C31 For the linear transformations \(S\) compute the pre-images:
\(S:\mathbb{C}^3 \rightarrow \mathbb{C}^3\), \(S \Bigg ( \begin{bmatrix}a \\ b \\ c\\ \end{bmatrix} \Bigg ) = \begin{bmatrix}a-2b-c \\ 3a-b+2c\\ a+b+2c \end{bmatrix}\)
\(S^{-1}\Bigg ( \begin{bmatrix}-2 \\ 5 \\3 \end{bmatrix} \Bigg)\)
Given the pre-image \(\begin{bmatrix}-2\\ 5\\ 3 \end{bmatrix}\), we set it equal to \(S \Bigg( \begin{bmatrix}a \\ b \\c \end{bmatrix}\Bigg)\), which was given as \(\begin{bmatrix}a-2b-c \\ 3a-b+2c\\ a+b+2c \end{bmatrix}\), which gives us the matrix \(\begin{bmatrix}1 & -2 & -1 & -2\\ 3 & -1 & 2 & 5\\ 1 & 1 & 2 & 3\end{bmatrix}\)

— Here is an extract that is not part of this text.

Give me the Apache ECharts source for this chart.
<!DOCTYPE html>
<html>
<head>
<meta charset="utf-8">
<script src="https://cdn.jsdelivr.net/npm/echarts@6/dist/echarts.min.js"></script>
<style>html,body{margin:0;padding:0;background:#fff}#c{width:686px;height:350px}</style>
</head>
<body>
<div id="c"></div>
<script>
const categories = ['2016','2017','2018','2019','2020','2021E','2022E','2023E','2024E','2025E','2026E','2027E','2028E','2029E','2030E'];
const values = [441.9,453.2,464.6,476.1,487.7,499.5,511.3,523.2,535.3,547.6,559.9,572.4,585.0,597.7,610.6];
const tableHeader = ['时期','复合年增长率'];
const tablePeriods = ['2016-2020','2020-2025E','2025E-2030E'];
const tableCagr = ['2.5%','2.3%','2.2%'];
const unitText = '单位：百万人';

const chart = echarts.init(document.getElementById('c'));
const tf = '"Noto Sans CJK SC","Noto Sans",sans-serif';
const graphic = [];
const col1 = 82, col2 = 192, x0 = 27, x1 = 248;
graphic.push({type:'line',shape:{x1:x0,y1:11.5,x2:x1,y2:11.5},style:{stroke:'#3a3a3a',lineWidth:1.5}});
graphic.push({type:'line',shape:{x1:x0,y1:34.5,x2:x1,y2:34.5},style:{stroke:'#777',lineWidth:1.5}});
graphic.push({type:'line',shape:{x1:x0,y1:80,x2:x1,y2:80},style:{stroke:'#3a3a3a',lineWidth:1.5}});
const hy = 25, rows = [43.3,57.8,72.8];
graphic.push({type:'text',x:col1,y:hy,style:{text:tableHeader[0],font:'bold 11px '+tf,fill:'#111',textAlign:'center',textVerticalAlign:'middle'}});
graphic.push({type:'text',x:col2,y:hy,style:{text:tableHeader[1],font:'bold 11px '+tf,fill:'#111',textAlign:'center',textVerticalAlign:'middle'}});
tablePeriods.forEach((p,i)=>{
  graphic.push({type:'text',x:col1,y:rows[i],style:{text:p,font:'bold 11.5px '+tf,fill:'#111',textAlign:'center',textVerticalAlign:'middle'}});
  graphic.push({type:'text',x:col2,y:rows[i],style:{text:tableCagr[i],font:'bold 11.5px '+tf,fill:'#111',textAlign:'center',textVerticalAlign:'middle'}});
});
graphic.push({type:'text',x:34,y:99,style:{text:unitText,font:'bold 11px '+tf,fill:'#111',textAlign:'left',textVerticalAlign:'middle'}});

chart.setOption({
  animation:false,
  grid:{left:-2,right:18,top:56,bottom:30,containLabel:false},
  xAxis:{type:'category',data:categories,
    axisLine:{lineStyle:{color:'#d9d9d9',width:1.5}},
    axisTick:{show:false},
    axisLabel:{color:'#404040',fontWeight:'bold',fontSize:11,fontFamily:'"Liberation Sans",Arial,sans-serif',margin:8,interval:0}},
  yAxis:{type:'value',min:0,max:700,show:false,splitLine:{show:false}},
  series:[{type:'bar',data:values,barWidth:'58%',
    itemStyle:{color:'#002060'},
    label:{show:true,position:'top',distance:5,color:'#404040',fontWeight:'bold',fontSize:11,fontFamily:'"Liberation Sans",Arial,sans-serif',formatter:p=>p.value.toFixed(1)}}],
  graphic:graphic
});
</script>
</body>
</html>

In order to find the pre-image, we need to row-reduce. We can do \(R2 - 3(R1) = R2\) and \(R3 - R1 = R3\) to give us \(\begin{bmatrix}1 & -2 & -1 & -2\\0 & 5 & 5 & 11\\ 0 & 3 & 3 & 5 \end{bmatrix}\). We can then do \(\frac{R2}{5} = R2\), which lets us then do \(R1 + 2(R2) = R2\) and \(R3 - 3(R2) = R3\) to give us this matrix \(\begin{bmatrix}1 & 0 & 1 & -\frac{12}{11}\\ 0 & 1 & 1 & \frac{5}{11}\\ 0 & 0 & 0 & \frac{40}{11} \end{bmatrix}\). Finally, we can divide \(\frac{R3}{\frac{40}{11}} = R3\), and then eliminate the values on the last column to give us the row-reduced form of \(\begin{bmatrix}1 & 0 & 1 & 0\\ 0 & 1 & 1 & 0\\ 0 & 0 & 0 & 1\end{bmatrix}\)

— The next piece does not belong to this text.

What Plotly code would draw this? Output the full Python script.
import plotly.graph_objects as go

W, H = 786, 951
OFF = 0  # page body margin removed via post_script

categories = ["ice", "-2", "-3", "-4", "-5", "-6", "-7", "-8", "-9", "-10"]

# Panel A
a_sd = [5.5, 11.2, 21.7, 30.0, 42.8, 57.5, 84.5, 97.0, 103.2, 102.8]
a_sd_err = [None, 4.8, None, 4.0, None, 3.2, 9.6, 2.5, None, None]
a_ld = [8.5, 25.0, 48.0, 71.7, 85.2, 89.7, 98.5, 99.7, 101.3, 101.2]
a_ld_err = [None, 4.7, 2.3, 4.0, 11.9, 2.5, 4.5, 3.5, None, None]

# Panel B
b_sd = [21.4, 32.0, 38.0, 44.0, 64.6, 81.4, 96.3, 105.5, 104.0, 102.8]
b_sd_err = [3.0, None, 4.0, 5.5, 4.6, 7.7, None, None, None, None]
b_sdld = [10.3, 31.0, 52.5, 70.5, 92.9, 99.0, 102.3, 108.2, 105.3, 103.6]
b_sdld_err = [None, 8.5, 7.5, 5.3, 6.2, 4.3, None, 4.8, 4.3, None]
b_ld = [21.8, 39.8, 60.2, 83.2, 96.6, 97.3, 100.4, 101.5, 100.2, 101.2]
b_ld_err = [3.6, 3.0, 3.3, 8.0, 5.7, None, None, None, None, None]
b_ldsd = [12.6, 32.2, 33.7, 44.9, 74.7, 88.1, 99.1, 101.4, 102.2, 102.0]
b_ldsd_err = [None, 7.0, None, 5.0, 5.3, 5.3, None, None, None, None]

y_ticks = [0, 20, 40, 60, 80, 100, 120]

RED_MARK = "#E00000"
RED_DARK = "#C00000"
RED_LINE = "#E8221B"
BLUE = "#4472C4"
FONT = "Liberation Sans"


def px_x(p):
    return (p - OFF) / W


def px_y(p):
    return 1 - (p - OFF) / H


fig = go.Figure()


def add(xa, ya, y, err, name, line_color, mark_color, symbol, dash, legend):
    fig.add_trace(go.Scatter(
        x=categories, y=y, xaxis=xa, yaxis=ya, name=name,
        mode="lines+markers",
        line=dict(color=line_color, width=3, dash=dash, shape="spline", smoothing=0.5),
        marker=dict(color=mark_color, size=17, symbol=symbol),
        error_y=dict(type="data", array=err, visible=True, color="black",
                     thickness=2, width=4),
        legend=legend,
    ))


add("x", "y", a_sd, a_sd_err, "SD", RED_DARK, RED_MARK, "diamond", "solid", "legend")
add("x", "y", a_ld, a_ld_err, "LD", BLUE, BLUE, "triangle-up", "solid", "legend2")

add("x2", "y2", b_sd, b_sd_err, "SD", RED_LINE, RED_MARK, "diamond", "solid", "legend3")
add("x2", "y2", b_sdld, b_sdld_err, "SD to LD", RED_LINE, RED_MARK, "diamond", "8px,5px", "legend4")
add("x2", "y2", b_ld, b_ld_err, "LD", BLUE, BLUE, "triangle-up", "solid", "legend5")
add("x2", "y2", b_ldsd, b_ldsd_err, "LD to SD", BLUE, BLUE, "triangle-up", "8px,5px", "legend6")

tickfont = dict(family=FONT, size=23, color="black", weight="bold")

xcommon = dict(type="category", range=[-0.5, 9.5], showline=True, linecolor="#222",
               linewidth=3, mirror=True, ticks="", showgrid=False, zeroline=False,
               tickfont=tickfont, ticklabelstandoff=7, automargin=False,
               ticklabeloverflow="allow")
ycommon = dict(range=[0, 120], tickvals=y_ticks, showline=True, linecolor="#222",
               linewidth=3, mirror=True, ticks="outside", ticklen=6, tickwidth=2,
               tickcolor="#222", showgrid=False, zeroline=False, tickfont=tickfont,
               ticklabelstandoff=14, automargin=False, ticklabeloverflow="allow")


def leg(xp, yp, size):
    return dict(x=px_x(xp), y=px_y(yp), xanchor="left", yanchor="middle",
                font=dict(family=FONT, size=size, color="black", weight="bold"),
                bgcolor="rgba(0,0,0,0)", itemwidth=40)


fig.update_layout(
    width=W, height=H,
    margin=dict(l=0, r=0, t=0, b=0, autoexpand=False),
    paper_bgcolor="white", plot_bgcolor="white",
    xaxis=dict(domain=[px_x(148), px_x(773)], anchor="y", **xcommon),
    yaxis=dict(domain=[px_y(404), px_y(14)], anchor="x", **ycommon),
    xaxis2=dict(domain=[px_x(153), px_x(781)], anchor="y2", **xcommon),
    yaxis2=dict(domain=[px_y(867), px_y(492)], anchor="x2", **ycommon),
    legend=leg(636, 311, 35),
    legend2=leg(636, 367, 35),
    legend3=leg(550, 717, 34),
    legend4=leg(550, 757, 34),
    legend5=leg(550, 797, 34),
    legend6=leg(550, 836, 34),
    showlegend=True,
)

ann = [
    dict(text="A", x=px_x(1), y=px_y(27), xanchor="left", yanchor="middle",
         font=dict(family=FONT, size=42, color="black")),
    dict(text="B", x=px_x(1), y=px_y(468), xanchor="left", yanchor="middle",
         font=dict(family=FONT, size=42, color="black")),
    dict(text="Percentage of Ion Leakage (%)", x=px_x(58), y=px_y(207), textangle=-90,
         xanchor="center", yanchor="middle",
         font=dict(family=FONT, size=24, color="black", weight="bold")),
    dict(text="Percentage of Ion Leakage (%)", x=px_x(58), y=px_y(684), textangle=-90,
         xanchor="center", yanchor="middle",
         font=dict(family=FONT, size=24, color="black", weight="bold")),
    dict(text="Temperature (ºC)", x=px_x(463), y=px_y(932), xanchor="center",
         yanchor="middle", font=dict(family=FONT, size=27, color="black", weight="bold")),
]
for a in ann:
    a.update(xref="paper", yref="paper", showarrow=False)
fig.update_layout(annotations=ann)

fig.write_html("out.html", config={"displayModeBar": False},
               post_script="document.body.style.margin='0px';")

Because of the last row we see that there are no values of a, b, and c that will create the pre-image, therefore the pre-image is an empty set.
\(S^{-1}\Bigg ( \begin{bmatrix}-5 \\ 5\\ 7 \end{bmatrix}\Bigg )\)
Since we did it the hard way for the previous question, let’s use R for this row-reduction.
library(pracma)
m <- matrix(c(1, 3, 1, -2, -1, 1, -1, 2, 2, -5, 5, 7), nrow = 3, ncol = 4)
rref.m <- rref(m)
rref.m## [,1] [,2] [,3] [,4]
## [1,] 1 0 1 3
## [2,] 0 1 1 4
## [3,] 0 0 0 0This matrix does have a solution, so we solve for a & b & c, which gives us \(\begin{bmatrix}a \\ b \\ c \end{bmatrix} \Bigg| a = 3 - c, b = 4 - c\)
This then becomes \(\begin{bmatrix}3 - c\\ 4 - c\\ c\end{bmatrix} \Bigg|c \in \mathbb{C}\)
We can separate it into \(\begin{bmatrix}3 \\ 4 \\ 0 \end{bmatrix} + c\begin{bmatrix}-1\\ -1\\ 1\\ \end{bmatrix}\Bigg|c \in \mathbb{C}\)
Until we have \(\begin{bmatrix}3 \\ 4\\ 0\end{bmatrix} + \Bigg\langle\Bigg\{\begin{bmatrix}-1 \\ -1\\ 1 \end{bmatrix}\Bigg\}\Bigg\rangle\)